START
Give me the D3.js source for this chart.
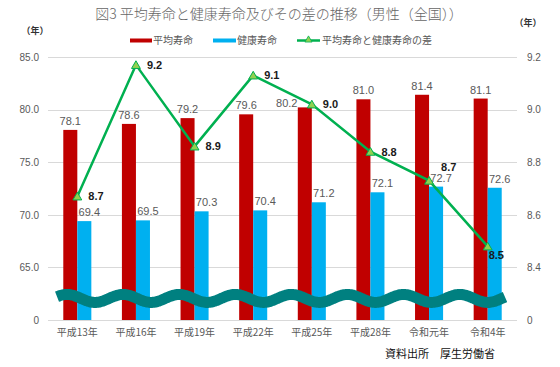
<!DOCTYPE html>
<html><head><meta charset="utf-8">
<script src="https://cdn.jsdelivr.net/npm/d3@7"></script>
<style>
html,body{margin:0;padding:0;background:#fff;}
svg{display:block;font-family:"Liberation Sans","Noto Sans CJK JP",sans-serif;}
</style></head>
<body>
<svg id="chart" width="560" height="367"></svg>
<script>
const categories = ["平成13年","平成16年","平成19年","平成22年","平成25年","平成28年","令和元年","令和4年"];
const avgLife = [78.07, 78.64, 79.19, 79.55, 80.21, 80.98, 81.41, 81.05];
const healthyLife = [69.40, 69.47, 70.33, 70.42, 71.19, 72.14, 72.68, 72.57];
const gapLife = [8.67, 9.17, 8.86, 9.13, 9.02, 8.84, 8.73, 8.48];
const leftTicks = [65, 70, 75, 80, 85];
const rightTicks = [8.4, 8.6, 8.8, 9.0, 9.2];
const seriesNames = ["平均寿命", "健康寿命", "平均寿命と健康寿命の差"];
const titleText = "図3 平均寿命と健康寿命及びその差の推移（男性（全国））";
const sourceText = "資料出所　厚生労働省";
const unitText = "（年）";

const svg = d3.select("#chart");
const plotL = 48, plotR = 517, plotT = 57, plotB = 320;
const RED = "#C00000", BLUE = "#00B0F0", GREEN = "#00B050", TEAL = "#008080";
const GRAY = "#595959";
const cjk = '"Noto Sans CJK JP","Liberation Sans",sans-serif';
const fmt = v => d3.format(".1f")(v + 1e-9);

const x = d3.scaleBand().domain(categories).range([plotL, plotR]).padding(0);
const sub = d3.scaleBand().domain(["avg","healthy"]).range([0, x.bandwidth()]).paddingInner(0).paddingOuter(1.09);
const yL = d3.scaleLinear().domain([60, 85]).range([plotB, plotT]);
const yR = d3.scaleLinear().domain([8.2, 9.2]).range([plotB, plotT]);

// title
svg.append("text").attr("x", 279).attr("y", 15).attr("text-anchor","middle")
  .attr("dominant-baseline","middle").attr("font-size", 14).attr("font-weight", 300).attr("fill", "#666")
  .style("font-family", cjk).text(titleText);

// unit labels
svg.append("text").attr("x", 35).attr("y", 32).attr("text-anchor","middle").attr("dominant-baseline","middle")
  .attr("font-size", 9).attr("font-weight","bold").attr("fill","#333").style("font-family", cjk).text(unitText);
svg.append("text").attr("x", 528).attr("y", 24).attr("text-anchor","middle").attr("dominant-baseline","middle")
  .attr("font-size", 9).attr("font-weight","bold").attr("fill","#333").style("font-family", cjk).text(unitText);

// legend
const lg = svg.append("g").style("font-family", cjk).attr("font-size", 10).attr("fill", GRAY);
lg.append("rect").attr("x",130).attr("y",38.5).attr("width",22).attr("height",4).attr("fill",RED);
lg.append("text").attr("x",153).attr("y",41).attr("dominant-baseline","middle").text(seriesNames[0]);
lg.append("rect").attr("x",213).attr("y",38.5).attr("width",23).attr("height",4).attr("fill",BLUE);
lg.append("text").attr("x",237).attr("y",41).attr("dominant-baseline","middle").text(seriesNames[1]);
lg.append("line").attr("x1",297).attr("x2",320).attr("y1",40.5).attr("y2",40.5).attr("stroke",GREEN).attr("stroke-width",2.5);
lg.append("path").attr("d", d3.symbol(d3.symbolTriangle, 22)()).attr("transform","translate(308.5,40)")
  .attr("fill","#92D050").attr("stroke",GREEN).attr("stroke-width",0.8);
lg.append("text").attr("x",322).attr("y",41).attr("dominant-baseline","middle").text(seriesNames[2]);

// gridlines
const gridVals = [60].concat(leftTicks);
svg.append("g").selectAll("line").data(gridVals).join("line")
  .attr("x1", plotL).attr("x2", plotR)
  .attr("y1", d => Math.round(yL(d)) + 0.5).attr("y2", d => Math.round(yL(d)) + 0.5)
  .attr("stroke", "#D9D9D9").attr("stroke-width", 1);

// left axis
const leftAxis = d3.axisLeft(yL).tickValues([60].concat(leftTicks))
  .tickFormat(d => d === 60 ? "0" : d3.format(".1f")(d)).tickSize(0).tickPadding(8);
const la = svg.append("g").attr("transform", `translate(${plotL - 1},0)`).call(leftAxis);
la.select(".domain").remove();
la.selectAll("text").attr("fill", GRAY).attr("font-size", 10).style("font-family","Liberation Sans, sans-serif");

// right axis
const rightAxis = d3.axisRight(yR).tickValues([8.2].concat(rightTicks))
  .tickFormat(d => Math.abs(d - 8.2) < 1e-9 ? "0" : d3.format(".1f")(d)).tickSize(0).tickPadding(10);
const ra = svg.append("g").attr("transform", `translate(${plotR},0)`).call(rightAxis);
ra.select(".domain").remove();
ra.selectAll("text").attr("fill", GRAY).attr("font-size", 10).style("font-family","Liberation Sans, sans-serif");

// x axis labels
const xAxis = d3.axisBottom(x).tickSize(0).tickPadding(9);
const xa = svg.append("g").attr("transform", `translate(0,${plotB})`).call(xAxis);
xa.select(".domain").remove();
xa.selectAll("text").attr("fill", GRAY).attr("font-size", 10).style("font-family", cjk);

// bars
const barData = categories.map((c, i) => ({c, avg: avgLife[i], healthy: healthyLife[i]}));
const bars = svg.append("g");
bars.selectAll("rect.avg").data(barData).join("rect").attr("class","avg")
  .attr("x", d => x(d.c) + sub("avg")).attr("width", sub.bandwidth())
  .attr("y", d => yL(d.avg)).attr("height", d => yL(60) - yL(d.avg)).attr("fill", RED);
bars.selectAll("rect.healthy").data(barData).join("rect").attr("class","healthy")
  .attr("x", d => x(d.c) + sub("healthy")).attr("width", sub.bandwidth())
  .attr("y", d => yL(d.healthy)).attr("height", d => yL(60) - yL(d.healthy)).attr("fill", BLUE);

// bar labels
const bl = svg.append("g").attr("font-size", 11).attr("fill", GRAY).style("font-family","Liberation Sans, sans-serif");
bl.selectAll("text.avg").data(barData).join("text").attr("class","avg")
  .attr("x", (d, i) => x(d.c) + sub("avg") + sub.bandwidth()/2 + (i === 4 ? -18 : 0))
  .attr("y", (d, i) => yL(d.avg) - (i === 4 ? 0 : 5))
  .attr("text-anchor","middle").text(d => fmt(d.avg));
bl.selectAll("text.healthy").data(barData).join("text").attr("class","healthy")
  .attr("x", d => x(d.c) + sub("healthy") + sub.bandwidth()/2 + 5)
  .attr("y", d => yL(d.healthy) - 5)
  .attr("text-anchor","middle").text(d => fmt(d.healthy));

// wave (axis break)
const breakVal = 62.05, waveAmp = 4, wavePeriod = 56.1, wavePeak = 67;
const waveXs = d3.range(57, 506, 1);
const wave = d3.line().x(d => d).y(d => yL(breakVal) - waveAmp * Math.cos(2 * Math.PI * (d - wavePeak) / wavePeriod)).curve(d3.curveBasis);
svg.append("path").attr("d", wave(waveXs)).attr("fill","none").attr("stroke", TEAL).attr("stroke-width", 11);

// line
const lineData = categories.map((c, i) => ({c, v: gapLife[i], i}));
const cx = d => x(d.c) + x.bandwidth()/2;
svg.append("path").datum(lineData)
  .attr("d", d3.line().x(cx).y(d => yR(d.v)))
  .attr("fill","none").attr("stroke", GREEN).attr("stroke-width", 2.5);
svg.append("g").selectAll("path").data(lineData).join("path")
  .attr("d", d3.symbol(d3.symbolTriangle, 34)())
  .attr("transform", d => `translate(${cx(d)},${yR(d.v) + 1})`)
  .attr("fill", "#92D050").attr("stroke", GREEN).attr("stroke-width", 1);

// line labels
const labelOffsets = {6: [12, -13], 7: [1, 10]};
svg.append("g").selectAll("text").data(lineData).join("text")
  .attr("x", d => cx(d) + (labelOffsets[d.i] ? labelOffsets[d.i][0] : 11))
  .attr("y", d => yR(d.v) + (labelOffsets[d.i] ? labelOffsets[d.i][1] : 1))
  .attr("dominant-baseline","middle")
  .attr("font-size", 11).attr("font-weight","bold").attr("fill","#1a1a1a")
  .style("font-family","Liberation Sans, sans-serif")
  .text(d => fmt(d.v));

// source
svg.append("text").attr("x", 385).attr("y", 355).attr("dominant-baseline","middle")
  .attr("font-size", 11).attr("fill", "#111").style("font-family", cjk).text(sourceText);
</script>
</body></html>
END
Write out nothing but the lines from the start of the data through the line with "d3.scaleLinear().domain([8.2, 9.2]).range([plotB, plotT]);". Leave out the pictures.

> _ANSWER TO THE EXERCISE_
Give me the D3.js source for this chart.
<!DOCTYPE html>
<html><head><meta charset="utf-8">
<script src="https://cdn.jsdelivr.net/npm/d3@7"></script>
<style>
html,body{margin:0;padding:0;background:#fff;}
svg{display:block;font-family:"Liberation Sans","Noto Sans CJK JP",sans-serif;}
</style></head>
<body>
<svg id="chart" width="560" height="367"></svg>
<script>
const categories = ["平成13年","平成16年","平成19年","平成22年","平成25年","平成28年","令和元年","令和4年"];
const avgLife = [78.07, 78.64, 79.19, 79.55, 80.21, 80.98, 81.41, 81.05];
const healthyLife = [69.40, 69.47, 70.33, 70.42, 71.19, 72.14, 72.68, 72.57];
const gapLife = [8.67, 9.17, 8.86, 9.13, 9.02, 8.84, 8.73, 8.48];
const leftTicks = [65, 70, 75, 80, 85];
const rightTicks = [8.4, 8.6, 8.8, 9.0, 9.2];
const seriesNames = ["平均寿命", "健康寿命", "平均寿命と健康寿命の差"];
const titleText = "図3 平均寿命と健康寿命及びその差の推移（男性（全国））";
const sourceText = "資料出所　厚生労働省";
const unitText = "（年）";

const svg = d3.select("#chart");
const plotL = 48, plotR = 517, plotT = 57, plotB = 320;
const RED = "#C00000", BLUE = "#00B0F0", GREEN = "#00B050", TEAL = "#008080";
const GRAY = "#595959";
const cjk = '"Noto Sans CJK JP","Liberation Sans",sans-serif';
const fmt = v => d3.format(".1f")(v + 1e-9);

const x = d3.scaleBand().domain(categories).range([plotL, plotR]).padding(0);
const sub = d3.scaleBand().domain(["avg","healthy"]).range([0, x.bandwidth()]).paddingInner(0).paddingOuter(1.09);
const yL = d3.scaleLinear().domain([60, 85]).range([plotB, plotT]);
const yR = d3.scaleLinear().domain([8.2, 9.2]).range([plotB, plotT]);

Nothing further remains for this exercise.